• **Given request**
Without the pictures, can you quote each line below exactly?
----------
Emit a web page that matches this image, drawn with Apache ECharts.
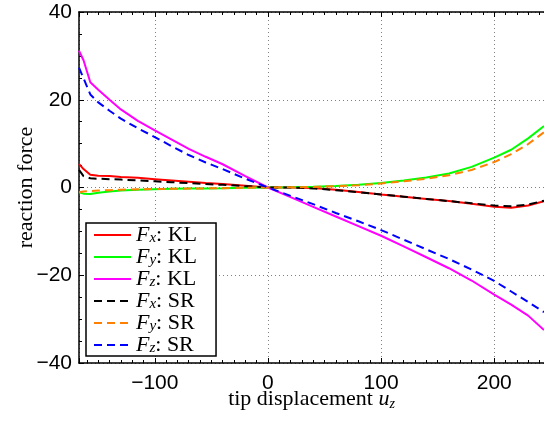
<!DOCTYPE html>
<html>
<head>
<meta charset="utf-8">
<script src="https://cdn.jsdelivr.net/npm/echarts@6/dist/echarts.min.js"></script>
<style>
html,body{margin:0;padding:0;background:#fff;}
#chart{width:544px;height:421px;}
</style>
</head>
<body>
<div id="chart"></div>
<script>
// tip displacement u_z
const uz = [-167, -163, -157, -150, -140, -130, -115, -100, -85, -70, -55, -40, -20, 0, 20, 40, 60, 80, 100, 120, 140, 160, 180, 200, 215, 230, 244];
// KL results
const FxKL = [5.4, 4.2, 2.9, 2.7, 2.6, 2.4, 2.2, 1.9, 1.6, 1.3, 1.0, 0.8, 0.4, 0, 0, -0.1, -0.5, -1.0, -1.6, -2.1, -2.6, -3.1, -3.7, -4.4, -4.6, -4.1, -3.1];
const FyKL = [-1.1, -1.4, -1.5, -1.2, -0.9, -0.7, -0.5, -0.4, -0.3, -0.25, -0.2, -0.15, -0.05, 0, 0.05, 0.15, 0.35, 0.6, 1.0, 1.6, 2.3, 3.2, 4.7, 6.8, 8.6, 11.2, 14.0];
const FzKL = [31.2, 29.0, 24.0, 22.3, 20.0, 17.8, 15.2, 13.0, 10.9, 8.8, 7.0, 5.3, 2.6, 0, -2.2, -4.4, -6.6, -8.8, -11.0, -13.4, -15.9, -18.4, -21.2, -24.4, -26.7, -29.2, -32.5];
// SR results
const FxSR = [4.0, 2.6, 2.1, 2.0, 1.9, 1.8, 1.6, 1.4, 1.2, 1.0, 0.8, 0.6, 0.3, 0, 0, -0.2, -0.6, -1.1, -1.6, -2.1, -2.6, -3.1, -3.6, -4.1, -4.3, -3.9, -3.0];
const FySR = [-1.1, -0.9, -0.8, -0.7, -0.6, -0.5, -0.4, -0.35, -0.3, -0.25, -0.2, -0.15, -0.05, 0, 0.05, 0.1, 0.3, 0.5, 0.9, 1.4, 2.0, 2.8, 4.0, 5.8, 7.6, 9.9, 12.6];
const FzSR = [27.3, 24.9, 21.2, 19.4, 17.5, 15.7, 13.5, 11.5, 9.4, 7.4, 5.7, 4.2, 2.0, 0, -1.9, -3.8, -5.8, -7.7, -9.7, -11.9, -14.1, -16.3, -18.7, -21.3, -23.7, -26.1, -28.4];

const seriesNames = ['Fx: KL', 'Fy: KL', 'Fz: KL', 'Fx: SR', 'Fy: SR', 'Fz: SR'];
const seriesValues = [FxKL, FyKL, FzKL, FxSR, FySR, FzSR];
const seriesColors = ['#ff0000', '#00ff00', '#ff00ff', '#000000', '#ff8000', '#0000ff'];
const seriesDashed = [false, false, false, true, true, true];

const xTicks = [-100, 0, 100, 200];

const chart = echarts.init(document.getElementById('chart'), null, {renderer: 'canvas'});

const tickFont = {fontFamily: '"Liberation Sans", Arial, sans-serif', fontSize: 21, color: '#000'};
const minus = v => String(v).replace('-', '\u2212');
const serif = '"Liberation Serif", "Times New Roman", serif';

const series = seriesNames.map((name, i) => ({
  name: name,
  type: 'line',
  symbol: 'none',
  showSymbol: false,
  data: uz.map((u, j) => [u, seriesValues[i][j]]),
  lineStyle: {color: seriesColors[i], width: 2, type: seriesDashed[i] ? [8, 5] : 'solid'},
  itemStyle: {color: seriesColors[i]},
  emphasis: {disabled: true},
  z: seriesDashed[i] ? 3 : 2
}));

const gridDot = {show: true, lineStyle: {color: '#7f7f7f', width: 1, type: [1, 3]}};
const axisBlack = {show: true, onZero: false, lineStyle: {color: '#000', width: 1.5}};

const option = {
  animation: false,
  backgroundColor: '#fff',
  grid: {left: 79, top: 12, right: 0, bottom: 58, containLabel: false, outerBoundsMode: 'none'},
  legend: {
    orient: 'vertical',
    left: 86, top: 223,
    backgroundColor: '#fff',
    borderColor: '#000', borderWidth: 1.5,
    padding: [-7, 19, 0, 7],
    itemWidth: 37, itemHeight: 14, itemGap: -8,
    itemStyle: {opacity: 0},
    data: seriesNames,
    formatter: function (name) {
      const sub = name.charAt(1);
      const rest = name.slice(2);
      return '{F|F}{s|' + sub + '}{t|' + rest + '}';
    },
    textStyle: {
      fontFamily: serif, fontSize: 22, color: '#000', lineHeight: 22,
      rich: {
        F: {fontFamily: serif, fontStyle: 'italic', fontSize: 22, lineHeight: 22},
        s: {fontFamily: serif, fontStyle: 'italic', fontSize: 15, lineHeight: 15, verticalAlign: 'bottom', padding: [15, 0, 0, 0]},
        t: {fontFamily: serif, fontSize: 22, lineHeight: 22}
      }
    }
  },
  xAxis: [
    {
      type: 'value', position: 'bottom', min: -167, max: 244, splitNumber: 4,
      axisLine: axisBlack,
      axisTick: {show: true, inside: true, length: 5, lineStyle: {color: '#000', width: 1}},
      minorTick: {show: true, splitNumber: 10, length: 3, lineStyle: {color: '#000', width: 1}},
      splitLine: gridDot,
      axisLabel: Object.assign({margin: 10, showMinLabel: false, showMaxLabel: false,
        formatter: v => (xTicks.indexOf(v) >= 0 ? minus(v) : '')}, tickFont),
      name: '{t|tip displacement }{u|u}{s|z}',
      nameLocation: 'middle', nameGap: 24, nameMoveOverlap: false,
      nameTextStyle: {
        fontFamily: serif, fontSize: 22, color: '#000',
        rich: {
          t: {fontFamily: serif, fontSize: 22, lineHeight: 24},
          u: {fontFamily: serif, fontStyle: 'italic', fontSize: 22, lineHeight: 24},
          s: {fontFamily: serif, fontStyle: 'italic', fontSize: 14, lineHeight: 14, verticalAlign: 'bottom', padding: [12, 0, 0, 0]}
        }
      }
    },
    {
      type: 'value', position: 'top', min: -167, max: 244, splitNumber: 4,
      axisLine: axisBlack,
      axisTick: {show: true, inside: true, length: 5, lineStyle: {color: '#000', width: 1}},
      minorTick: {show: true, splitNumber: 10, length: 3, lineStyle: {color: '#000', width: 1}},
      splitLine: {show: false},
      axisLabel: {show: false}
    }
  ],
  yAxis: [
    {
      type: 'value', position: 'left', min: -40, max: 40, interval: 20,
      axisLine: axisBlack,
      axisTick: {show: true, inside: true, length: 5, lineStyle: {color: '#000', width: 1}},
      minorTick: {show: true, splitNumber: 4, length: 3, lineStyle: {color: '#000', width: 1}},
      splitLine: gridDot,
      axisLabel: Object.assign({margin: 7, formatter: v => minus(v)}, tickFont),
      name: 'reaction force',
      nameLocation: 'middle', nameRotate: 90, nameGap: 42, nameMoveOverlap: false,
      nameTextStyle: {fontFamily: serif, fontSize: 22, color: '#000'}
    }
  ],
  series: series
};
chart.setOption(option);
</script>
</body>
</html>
----------
• **Expected output**
Emit a web page that matches this image, drawn with Apache ECharts.
<!DOCTYPE html>
<html>
<head>
<meta charset="utf-8">
<script src="https://cdn.jsdelivr.net/npm/echarts@6/dist/echarts.min.js"></script>
<style>
html,body{margin:0;padding:0;background:#fff;}
#chart{width:544px;height:421px;}
</style>
</head>
<body>
<div id="chart"></div>
<script>
// tip displacement u_z
const uz = [-167, -163, -157, -150, -140, -130, -115, -100, -85, -70, -55, -40, -20, 0, 20, 40, 60, 80, 100, 120, 140, 160, 180, 200, 215, 230, 244];
// KL results
const FxKL = [5.4, 4.2, 2.9, 2.7, 2.6, 2.4, 2.2, 1.9, 1.6, 1.3, 1.0, 0.8, 0.4, 0, 0, -0.1, -0.5, -1.0, -1.6, -2.1, -2.6, -3.1, -3.7, -4.4, -4.6, -4.1, -3.1];
const FyKL = [-1.1, -1.4, -1.5, -1.2, -0.9, -0.7, -0.5, -0.4, -0.3, -0.25, -0.2, -0.15, -0.05, 0, 0.05, 0.15, 0.35, 0.6, 1.0, 1.6, 2.3, 3.2, 4.7, 6.8, 8.6, 11.2, 14.0];
const FzKL = [31.2, 29.0, 24.0, 22.3, 20.0, 17.8, 15.2, 13.0, 10.9, 8.8, 7.0, 5.3, 2.6, 0, -2.2, -4.4, -6.6, -8.8, -11.0, -13.4, -15.9, -18.4, -21.2, -24.4, -26.7, -29.2, -32.5];
// SR results
const FxSR = [4.0, 2.6, 2.1, 2.0, 1.9, 1.8, 1.6, 1.4, 1.2, 1.0, 0.8, 0.6, 0.3, 0, 0, -0.2, -0.6, -1.1, -1.6, -2.1, -2.6, -3.1, -3.6, -4.1, -4.3, -3.9, -3.0];
const FySR = [-1.1, -0.9, -0.8, -0.7, -0.6, -0.5, -0.4, -0.35, -0.3, -0.25, -0.2, -0.15, -0.05, 0, 0.05, 0.1, 0.3, 0.5, 0.9, 1.4, 2.0, 2.8, 4.0, 5.8, 7.6, 9.9, 12.6];
const FzSR = [27.3, 24.9, 21.2, 19.4, 17.5, 15.7, 13.5, 11.5, 9.4, 7.4, 5.7, 4.2, 2.0, 0, -1.9, -3.8, -5.8, -7.7, -9.7, -11.9, -14.1, -16.3, -18.7, -21.3, -23.7, -26.1, -28.4];

const seriesNames = ['Fx: KL', 'Fy: KL', 'Fz: KL', 'Fx: SR', 'Fy: SR', 'Fz: SR'];
const seriesValues = [FxKL, FyKL, FzKL, FxSR, FySR, FzSR];
const seriesColors = ['#ff0000', '#00ff00', '#ff00ff', '#000000', '#ff8000', '#0000ff'];
const seriesDashed = [false, false, false, true, true, true];

const xTicks = [-100, 0, 100, 200];

const chart = echarts.init(document.getElementById('chart'), null, {renderer: 'canvas'});

const tickFont = {fontFamily: '"Liberation Sans", Arial, sans-serif', fontSize: 21, color: '#000'};
const minus = v => String(v).replace('-', '\u2212');
const serif = '"Liberation Serif", "Times New Roman", serif';

const series = seriesNames.map((name, i) => ({
  name: name,
  type: 'line',
  symbol: 'none',
  showSymbol: false,
  data: uz.map((u, j) => [u, seriesValues[i][j]]),
  lineStyle: {color: seriesColors[i], width: 2, type: seriesDashed[i] ? [8, 5] : 'solid'},
  itemStyle: {color: seriesColors[i]},
  emphasis: {disabled: true},
  z: seriesDashed[i] ? 3 : 2
}));

const gridDot = {show: true, lineStyle: {color: '#7f7f7f', width: 1, type: [1, 3]}};
const axisBlack = {show: true, onZero: false, lineStyle: {color: '#000', width: 1.5}};

const option = {
  animation: false,
  backgroundColor: '#fff',
  grid: {left: 79, top: 12, right: 0, bottom: 58, containLabel: false, outerBoundsMode: 'none'},
  legend: {
    orient: 'vertical',
    left: 86, top: 223,
    backgroundColor: '#fff',
    borderColor: '#000', borderWidth: 1.5,
    padding: [-7, 19, 0, 7],
    itemWidth: 37, itemHeight: 14, itemGap: -8,
    itemStyle: {opacity: 0},
    data: seriesNames,
    formatter: function (name) {
      const sub = name.charAt(1);
      const rest = name.slice(2);
      return '{F|F}{s|' + sub + '}{t|' + rest + '}';
    },
    textStyle: {
      fontFamily: serif, fontSize: 22, color: '#000', lineHeight: 22,
      rich: {
        F: {fontFamily: serif, fontStyle: 'italic', fontSize: 22, lineHeight: 22},
        s: {fontFamily: serif, fontStyle: 'italic', fontSize: 15, lineHeight: 15, verticalAlign: 'bottom', padding: [15, 0, 0, 0]},
        t: {fontFamily: serif, fontSize: 22, lineHeight: 22}
      }
    }
  },
  xAxis: [
    {
      type: 'value', position: 'bottom', min: -167, max: 244, splitNumber: 4,
      axisLine: axisBlack,
      axisTick: {show: true, inside: true, length: 5, lineStyle: {color: '#000', width: 1}},
      minorTick: {show: true, splitNumber: 10, length: 3, lineStyle: {color: '#000', width: 1}},
      splitLine: gridDot,
      axisLabel: Object.assign({margin: 10, showMinLabel: false, showMaxLabel: false,
        formatter: v => (xTicks.indexOf(v) >= 0 ? minus(v) : '')}, tickFont),
      name: '{t|tip displacement }{u|u}{s|z}',
      nameLocation: 'middle', nameGap: 24, nameMoveOverlap: false,
      nameTextStyle: {
        fontFamily: serif, fontSize: 22, color: '#000',
        rich: {
          t: {fontFamily: serif, fontSize: 22, lineHeight: 24},
          u: {fontFamily: serif, fontStyle: 'italic', fontSize: 22, lineHeight: 24},
          s: {fontFamily: serif, fontStyle: 'italic', fontSize: 14, lineHeight: 14, verticalAlign: 'bottom', padding: [12, 0, 0, 0]}
        }
      }
    },
    {
      type: 'value', position: 'top', min: -167, max: 244, splitNumber: 4,
      axisLine: axisBlack,
      axisTick: {show: true, inside: true, length: 5, lineStyle: {color: '#000', width: 1}},
      minorTick: {show: true, splitNumber: 10, length: 3, lineStyle: {color: '#000', width: 1}},
      splitLine: {show: false},
      axisLabel: {show: false}
    }
  ],
  yAxis: [
    {
      type: 'value', position: 'left', min: -40, max: 40, interval: 20,
      axisLine: axisBlack,
      axisTick: {show: true, inside: true, length: 5, lineStyle: {color: '#000', width: 1}},
      minorTick: {show: true, splitNumber: 4, length: 3, lineStyle: {color: '#000', width: 1}},
      splitLine: gridDot,
      axisLabel: Object.assign({margin: 7, formatter: v => minus(v)}, tickFont),
      name: 'reaction force',
      nameLocation: 'middle', nameRotate: 90, nameGap: 42, nameMoveOverlap: false,
      nameTextStyle: {fontFamily: serif, fontSize: 22, color: '#000'}
    }
  ],
  series: series
};
chart.setOption(option);
</script>
</body>
</html>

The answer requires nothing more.